Nun kam der Montag. Am Morgen wurde ein kleiner Stadtbummel gemacht. Um 14.00 Uhr trafen sich die Stadtmusiker wieder vor der Wilhelma zum Besuch derselben. In der Wilhelma gab es soviel zu sehen, daß die Zeit wie im Fluge verging.
Am Dienstag war es wieder soweit. Man mußte wieder die Koffer packen; denn jede Reise geht zu Ende, auch die Musikreise 1968. Ein letztes Mal machten wir Halt in der Innenstadt von Stuttgart, um die verschiedenen Mitbringsel zu besorgen.
Pünktlich um 13.00 Uhr verließen wir die Landeshauptstadt zu unserem letzten großen Erlebnis unserer diesjährigen Reise. Um 14.00 Uhr waren wir angemeldet für eine Führung durch das Sindelfinger Werk der Mercedes-Benz AG. Dabei machte das Gesehene einen großen Eindruck auf uns. Das Werk beschäftigt in Sindelfingen ca. 30.000 Personen und gab einen gewaltigen Einblick auf den Stand der heutigen Technik im Automobilbau.
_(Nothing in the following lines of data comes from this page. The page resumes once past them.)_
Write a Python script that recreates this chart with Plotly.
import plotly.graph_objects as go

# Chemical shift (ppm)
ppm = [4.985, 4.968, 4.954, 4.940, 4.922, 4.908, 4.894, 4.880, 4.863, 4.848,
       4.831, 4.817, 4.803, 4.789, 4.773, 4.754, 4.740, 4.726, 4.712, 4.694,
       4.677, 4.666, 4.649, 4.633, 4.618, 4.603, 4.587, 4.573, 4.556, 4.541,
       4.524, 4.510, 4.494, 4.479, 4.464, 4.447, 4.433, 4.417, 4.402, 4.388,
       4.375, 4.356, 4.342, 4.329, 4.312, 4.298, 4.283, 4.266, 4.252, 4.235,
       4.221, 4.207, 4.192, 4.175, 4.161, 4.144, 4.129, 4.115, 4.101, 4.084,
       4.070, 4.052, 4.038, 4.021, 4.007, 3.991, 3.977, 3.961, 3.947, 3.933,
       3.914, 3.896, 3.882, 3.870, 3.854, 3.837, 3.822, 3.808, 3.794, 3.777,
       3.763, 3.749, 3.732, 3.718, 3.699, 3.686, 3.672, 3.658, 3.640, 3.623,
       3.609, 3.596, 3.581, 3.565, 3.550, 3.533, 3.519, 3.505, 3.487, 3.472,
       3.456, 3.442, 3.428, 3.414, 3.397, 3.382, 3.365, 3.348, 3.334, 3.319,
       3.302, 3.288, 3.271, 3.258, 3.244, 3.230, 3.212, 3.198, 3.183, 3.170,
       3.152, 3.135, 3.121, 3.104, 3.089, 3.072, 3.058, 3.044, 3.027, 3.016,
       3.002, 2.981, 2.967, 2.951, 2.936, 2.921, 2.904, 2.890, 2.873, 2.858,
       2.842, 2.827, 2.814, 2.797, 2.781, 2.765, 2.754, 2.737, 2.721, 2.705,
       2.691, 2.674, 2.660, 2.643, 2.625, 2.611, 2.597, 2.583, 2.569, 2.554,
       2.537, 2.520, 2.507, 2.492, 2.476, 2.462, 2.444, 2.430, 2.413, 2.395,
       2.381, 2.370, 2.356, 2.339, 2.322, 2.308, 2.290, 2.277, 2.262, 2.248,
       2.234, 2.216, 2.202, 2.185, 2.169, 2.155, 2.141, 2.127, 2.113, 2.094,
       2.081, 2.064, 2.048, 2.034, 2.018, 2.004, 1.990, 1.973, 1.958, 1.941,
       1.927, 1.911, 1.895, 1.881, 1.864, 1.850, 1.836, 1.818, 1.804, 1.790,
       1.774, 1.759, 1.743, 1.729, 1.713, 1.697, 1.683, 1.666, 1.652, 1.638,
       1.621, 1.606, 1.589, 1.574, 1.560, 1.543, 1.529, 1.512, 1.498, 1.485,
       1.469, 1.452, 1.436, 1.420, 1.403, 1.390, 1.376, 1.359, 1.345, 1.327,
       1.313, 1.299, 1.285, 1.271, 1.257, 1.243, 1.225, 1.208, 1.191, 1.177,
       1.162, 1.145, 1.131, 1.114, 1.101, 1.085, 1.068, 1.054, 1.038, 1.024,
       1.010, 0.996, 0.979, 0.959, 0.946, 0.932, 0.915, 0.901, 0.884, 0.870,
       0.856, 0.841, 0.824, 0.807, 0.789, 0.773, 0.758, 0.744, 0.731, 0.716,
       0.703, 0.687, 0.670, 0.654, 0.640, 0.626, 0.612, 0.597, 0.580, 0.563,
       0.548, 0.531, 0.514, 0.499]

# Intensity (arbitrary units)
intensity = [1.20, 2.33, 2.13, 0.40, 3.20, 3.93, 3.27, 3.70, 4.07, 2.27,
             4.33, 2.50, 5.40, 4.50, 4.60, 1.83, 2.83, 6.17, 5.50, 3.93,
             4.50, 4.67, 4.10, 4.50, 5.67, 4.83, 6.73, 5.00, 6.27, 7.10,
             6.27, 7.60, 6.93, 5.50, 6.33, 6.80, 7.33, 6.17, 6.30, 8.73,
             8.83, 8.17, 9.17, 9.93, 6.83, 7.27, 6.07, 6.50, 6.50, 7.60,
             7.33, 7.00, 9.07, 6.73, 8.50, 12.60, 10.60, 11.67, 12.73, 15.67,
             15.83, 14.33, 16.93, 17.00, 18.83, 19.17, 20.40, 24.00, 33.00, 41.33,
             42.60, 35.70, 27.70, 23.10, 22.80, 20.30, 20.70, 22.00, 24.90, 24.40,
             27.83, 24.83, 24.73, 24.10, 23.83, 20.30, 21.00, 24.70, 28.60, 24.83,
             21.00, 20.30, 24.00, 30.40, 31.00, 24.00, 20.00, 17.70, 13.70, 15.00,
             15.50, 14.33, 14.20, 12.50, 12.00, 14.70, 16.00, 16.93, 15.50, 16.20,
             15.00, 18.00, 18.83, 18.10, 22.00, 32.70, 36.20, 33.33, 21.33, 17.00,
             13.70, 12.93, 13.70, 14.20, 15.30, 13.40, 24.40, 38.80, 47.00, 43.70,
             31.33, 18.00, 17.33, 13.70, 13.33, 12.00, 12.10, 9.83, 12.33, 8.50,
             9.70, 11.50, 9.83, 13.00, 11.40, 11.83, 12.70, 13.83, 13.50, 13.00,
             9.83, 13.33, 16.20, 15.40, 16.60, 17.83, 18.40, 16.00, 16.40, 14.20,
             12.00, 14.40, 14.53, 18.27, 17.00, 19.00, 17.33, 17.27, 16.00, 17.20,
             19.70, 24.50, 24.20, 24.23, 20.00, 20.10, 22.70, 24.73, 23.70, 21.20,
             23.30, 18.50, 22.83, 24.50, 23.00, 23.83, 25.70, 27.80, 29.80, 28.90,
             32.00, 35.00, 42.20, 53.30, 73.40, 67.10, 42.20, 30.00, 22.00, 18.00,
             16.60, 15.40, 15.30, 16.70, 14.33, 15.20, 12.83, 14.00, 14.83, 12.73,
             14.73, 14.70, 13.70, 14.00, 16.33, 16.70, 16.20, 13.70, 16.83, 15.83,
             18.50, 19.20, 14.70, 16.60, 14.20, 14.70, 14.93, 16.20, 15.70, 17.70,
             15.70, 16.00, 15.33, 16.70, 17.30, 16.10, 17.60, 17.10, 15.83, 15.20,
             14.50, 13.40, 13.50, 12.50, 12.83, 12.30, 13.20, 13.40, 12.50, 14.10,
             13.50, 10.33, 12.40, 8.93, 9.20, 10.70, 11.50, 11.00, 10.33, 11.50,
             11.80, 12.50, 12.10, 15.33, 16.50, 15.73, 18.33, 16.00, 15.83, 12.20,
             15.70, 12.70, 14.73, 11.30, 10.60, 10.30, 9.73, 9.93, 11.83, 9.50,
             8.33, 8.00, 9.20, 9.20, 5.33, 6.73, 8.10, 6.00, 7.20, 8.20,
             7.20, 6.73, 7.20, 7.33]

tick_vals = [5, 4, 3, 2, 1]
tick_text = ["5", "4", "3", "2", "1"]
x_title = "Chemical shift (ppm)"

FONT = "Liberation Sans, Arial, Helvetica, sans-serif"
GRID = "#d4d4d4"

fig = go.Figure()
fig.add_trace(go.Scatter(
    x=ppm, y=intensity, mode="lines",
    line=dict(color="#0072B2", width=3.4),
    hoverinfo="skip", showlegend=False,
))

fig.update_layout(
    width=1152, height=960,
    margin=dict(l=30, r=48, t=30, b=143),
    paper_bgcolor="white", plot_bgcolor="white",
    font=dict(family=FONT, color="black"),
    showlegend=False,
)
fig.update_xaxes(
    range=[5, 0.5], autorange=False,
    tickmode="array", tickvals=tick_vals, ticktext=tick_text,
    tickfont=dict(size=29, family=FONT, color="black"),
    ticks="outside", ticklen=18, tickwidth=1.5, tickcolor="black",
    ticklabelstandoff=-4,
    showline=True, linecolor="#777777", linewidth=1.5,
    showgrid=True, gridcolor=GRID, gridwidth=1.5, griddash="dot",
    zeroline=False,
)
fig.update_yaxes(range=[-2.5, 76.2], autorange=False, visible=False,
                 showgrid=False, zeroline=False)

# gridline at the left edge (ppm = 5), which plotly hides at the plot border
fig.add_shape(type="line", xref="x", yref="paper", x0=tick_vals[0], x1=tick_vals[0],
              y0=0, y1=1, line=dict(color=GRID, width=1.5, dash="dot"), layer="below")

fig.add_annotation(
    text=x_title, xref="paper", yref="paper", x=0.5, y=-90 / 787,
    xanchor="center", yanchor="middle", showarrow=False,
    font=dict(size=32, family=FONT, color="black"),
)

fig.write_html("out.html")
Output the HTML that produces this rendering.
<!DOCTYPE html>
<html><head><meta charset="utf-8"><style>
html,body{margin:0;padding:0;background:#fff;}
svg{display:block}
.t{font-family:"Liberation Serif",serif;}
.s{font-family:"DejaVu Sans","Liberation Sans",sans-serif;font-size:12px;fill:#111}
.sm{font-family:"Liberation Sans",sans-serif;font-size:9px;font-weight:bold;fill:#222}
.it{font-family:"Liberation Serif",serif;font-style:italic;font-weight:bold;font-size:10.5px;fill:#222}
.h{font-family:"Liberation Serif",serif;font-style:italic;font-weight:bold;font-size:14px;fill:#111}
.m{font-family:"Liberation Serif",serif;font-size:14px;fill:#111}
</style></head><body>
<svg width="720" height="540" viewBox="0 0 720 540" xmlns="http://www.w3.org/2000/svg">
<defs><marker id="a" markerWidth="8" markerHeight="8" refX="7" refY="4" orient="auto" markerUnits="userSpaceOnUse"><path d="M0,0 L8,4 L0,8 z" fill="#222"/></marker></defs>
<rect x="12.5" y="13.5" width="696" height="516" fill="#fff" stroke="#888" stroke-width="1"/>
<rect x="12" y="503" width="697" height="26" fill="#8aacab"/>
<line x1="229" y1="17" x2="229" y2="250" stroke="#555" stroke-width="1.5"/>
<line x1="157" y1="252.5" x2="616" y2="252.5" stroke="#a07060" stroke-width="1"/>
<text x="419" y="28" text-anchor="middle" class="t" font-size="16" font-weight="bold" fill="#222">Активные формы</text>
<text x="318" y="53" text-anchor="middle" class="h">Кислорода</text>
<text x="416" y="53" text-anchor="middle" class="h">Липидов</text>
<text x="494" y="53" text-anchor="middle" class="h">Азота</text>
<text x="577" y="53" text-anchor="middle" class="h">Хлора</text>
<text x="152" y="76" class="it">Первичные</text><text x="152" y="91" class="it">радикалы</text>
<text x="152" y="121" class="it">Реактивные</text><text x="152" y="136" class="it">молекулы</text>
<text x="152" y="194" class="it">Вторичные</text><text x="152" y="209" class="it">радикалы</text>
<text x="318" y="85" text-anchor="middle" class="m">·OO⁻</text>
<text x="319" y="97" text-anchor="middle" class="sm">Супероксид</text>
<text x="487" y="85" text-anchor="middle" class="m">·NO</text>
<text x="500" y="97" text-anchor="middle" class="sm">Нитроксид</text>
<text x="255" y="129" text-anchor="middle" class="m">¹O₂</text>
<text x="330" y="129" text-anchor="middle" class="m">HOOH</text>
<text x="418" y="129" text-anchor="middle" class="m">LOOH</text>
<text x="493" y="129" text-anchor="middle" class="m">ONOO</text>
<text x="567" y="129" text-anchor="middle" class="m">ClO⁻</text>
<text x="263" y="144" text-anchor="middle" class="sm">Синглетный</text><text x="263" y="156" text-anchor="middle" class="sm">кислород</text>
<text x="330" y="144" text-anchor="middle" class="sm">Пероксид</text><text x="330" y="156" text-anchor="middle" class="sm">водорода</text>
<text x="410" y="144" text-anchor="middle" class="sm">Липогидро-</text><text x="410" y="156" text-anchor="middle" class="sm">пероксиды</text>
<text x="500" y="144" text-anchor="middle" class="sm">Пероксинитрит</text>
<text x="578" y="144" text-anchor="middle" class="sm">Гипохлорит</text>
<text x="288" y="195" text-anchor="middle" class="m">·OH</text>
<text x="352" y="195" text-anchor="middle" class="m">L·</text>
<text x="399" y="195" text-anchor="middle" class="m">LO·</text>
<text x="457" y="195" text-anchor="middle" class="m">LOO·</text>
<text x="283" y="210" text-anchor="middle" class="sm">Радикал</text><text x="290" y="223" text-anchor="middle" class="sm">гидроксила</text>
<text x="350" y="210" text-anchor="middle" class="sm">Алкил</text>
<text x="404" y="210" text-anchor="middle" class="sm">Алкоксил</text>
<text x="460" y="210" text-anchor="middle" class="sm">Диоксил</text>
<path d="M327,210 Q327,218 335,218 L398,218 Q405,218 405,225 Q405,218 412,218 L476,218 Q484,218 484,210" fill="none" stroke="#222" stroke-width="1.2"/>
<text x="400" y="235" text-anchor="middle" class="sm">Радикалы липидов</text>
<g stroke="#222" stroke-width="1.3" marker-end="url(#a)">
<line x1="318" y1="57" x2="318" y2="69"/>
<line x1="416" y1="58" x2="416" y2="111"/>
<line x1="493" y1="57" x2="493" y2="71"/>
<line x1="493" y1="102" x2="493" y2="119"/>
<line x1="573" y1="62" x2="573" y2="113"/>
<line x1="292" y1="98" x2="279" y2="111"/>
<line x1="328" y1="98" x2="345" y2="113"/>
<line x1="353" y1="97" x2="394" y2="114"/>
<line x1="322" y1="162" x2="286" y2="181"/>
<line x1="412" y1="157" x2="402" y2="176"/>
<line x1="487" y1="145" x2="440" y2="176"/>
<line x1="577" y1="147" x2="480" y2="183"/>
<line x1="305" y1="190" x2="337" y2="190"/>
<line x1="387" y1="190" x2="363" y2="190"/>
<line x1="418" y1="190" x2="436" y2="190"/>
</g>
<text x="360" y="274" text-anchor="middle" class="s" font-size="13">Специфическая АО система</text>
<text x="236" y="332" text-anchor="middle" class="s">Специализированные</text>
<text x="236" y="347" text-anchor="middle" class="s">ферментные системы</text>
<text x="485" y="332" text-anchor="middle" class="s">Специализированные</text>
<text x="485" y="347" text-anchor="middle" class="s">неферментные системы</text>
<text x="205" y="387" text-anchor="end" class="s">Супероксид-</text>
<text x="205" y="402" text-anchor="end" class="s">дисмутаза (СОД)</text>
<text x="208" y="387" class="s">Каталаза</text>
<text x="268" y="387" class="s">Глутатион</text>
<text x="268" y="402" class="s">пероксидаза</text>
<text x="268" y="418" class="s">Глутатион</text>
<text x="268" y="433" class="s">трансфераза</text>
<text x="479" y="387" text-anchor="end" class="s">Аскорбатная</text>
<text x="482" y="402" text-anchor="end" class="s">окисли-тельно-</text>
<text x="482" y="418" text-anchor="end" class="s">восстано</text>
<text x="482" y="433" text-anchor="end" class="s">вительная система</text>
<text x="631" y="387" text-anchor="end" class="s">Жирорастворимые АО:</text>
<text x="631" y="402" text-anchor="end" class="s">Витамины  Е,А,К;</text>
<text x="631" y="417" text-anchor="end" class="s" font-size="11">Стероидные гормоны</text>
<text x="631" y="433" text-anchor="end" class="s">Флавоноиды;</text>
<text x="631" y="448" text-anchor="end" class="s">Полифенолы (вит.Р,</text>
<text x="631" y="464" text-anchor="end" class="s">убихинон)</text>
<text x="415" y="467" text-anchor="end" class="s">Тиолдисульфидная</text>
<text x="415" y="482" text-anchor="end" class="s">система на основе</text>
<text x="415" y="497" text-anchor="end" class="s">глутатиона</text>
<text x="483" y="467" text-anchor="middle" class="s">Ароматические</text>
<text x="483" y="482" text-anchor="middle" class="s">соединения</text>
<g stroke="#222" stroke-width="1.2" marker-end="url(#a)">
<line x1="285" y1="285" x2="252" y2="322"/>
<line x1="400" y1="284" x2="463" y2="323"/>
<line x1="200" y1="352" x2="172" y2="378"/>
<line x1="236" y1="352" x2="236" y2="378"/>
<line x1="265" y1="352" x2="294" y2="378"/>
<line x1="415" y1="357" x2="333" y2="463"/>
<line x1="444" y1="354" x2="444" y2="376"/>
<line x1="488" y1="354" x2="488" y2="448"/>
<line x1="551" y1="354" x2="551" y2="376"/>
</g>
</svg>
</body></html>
Nachdem in Rottweil der letzte Halt eingelegt wurde, kam die Reiseschar wohlbehalten und gesund in Tiengen an, um in der "Klettgauer Bierhalle" mit den Angehörigen den Reisestaub hinabzuspülen und die ersten Reiseerlebnisse zu erzählen. Dem Fahrer des Busses Herrn Siegers sei an dieser Stelle für seine aufgeschlossene Art der Stadtmusik gegenüber herzlich gedankt.
Die Musikreise 1968 ist somit am Ende und schloß sich würdig den vergangenen Reisen an.